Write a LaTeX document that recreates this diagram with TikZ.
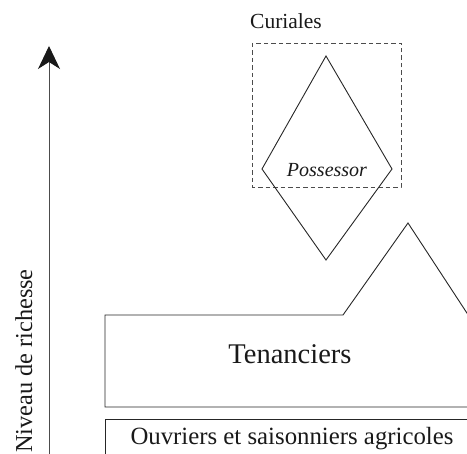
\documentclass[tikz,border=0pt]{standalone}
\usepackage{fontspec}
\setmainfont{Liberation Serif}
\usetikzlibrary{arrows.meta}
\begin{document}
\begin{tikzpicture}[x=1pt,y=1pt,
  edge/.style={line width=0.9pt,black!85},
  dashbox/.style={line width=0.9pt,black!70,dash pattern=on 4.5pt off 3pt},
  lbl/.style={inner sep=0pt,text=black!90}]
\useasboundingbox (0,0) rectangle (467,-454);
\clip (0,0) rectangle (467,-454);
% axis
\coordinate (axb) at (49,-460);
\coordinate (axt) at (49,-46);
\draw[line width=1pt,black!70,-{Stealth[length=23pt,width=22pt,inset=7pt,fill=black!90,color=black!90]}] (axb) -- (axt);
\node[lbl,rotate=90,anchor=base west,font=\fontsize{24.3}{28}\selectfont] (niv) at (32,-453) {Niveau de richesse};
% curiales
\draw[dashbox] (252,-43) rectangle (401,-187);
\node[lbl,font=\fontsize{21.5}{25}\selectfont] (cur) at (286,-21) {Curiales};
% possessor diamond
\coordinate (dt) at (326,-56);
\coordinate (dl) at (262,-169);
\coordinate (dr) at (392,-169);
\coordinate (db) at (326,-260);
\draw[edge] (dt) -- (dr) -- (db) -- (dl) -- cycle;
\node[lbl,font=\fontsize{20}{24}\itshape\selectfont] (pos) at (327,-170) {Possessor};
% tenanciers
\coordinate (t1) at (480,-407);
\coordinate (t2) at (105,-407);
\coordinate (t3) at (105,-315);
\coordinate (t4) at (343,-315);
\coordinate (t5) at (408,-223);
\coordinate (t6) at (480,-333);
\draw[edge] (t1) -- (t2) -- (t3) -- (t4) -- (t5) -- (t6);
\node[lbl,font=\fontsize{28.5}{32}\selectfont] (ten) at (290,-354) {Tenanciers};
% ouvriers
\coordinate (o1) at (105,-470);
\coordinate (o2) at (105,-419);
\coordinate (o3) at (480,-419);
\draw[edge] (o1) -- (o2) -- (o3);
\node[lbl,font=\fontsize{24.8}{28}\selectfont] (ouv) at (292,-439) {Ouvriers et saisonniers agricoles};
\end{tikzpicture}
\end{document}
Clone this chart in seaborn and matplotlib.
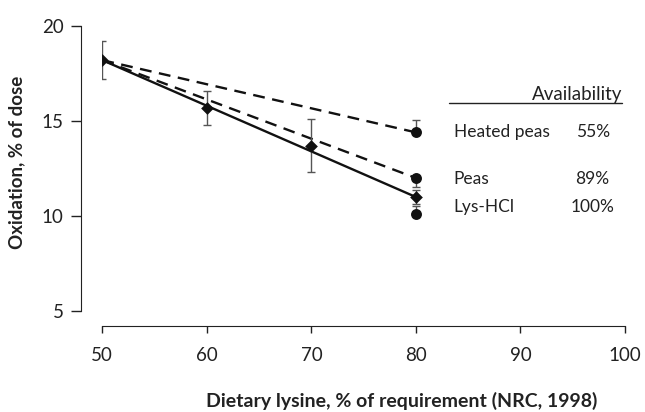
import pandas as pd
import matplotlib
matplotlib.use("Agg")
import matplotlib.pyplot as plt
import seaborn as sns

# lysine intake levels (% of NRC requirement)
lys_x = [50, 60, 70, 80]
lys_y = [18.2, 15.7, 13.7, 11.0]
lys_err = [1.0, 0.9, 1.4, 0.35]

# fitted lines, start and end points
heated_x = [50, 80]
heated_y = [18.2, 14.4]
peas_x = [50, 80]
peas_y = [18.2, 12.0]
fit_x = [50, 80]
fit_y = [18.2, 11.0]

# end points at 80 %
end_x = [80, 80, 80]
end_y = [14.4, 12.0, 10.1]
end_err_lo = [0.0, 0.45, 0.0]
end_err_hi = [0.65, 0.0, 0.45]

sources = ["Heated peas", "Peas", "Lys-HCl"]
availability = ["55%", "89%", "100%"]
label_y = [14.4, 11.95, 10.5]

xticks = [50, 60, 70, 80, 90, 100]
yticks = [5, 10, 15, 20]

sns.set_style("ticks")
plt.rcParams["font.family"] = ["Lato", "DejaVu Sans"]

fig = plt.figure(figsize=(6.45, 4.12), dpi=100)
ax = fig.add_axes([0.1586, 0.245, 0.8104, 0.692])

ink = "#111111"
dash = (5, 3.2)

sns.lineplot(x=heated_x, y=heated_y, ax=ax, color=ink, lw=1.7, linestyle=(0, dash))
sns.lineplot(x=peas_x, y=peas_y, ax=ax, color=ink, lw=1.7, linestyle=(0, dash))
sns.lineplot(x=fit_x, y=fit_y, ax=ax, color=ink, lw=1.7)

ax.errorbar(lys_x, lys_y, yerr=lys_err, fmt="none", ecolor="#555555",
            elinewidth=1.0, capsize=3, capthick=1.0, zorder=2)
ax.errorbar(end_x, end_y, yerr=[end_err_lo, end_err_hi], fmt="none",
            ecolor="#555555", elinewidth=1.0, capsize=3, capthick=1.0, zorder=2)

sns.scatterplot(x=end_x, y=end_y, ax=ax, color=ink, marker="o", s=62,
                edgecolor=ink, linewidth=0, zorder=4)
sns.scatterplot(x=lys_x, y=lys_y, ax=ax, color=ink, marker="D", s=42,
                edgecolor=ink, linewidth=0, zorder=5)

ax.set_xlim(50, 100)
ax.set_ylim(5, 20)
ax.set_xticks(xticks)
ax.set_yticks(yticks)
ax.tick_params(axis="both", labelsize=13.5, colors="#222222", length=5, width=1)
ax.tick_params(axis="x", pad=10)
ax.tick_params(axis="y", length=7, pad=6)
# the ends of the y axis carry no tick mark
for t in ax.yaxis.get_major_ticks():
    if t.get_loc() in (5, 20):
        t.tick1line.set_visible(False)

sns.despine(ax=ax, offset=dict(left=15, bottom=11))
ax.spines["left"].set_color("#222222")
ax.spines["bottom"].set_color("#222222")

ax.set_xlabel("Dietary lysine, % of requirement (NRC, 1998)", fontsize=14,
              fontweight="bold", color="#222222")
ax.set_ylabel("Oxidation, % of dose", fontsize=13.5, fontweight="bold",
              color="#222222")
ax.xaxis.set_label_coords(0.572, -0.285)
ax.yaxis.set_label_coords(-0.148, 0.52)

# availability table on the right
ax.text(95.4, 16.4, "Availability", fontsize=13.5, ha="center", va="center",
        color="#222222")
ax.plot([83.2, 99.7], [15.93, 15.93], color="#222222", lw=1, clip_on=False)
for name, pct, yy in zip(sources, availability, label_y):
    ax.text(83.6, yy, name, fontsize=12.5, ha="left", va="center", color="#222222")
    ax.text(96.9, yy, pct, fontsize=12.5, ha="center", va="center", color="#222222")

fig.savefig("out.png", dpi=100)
==
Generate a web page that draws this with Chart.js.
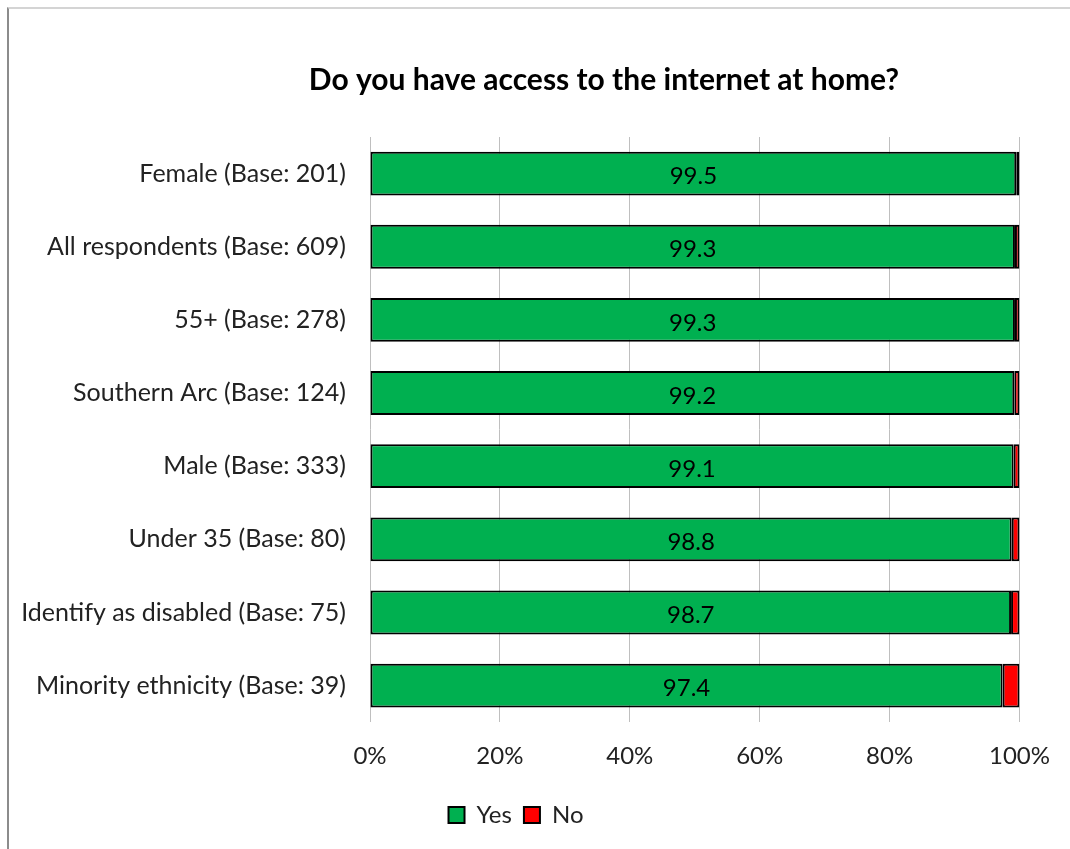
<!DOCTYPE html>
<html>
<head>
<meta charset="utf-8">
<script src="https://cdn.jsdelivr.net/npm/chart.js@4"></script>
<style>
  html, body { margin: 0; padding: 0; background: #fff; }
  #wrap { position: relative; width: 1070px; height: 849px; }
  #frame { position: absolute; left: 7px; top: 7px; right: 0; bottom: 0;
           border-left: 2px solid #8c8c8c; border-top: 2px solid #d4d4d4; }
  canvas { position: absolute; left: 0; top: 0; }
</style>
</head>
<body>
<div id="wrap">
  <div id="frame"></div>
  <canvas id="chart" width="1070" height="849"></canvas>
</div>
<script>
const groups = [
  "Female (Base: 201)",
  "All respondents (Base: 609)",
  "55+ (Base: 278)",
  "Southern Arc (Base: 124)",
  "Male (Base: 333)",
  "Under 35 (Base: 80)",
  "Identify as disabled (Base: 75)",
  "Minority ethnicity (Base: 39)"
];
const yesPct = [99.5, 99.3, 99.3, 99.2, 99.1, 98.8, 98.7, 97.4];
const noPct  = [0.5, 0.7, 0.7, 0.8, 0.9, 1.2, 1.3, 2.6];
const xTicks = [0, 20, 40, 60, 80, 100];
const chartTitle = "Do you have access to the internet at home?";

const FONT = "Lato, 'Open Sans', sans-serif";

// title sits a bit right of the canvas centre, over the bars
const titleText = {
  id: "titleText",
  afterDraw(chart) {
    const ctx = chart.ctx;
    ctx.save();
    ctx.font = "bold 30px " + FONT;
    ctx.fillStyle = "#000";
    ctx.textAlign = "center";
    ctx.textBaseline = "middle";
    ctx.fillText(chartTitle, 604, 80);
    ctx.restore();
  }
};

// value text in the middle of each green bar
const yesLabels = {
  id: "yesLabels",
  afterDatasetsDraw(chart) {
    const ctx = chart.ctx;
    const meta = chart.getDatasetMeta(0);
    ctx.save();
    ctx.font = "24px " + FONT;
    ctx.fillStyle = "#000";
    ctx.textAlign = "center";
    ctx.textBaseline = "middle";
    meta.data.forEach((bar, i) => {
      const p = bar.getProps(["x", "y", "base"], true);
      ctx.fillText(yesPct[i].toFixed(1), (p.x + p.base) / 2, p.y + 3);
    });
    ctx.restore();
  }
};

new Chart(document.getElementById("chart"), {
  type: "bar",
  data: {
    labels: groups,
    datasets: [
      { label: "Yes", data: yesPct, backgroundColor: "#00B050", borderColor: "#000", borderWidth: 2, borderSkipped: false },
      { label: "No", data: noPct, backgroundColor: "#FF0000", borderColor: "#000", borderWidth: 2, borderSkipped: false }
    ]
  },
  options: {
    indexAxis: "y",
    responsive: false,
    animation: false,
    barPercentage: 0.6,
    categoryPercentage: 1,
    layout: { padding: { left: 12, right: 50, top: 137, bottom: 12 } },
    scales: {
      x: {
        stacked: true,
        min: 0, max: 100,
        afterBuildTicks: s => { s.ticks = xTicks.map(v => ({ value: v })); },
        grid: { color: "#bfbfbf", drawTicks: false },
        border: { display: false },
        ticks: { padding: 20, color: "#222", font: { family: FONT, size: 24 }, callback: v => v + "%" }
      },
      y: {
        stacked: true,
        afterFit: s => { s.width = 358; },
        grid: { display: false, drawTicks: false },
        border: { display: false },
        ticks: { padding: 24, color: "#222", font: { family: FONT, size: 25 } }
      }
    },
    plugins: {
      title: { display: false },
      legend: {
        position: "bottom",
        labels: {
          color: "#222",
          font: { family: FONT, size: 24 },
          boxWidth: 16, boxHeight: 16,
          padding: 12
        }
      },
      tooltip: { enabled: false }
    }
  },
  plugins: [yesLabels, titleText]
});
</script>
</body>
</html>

Required task » Take out nothing but the lines from the one containing "Clone this chart in seaborn and matplotlib." to the one containing "sns.lineplot(x=fit_x, y=fit_y, ax=ax, color=ink, lw=1.7)", inclusive, retyped exactly. Drop the pictures.

Exercise solution »
Clone this chart in seaborn and matplotlib.
import pandas as pd
import matplotlib
matplotlib.use("Agg")
import matplotlib.pyplot as plt
import seaborn as sns

# lysine intake levels (% of NRC requirement)
lys_x = [50, 60, 70, 80]
lys_y = [18.2, 15.7, 13.7, 11.0]
lys_err = [1.0, 0.9, 1.4, 0.35]

# fitted lines, start and end points
heated_x = [50, 80]
heated_y = [18.2, 14.4]
peas_x = [50, 80]
peas_y = [18.2, 12.0]
fit_x = [50, 80]
fit_y = [18.2, 11.0]

# end points at 80 %
end_x = [80, 80, 80]
end_y = [14.4, 12.0, 10.1]
end_err_lo = [0.0, 0.45, 0.0]
end_err_hi = [0.65, 0.0, 0.45]

sources = ["Heated peas", "Peas", "Lys-HCl"]
availability = ["55%", "89%", "100%"]
label_y = [14.4, 11.95, 10.5]

xticks = [50, 60, 70, 80, 90, 100]
yticks = [5, 10, 15, 20]

sns.set_style("ticks")
plt.rcParams["font.family"] = ["Lato", "DejaVu Sans"]

fig = plt.figure(figsize=(6.45, 4.12), dpi=100)
ax = fig.add_axes([0.1586, 0.245, 0.8104, 0.692])

ink = "#111111"
dash = (5, 3.2)

sns.lineplot(x=heated_x, y=heated_y, ax=ax, color=ink, lw=1.7, linestyle=(0, dash))
sns.lineplot(x=peas_x, y=peas_y, ax=ax, color=ink, lw=1.7, linestyle=(0, dash))
sns.lineplot(x=fit_x, y=fit_y, ax=ax, color=ink, lw=1.7)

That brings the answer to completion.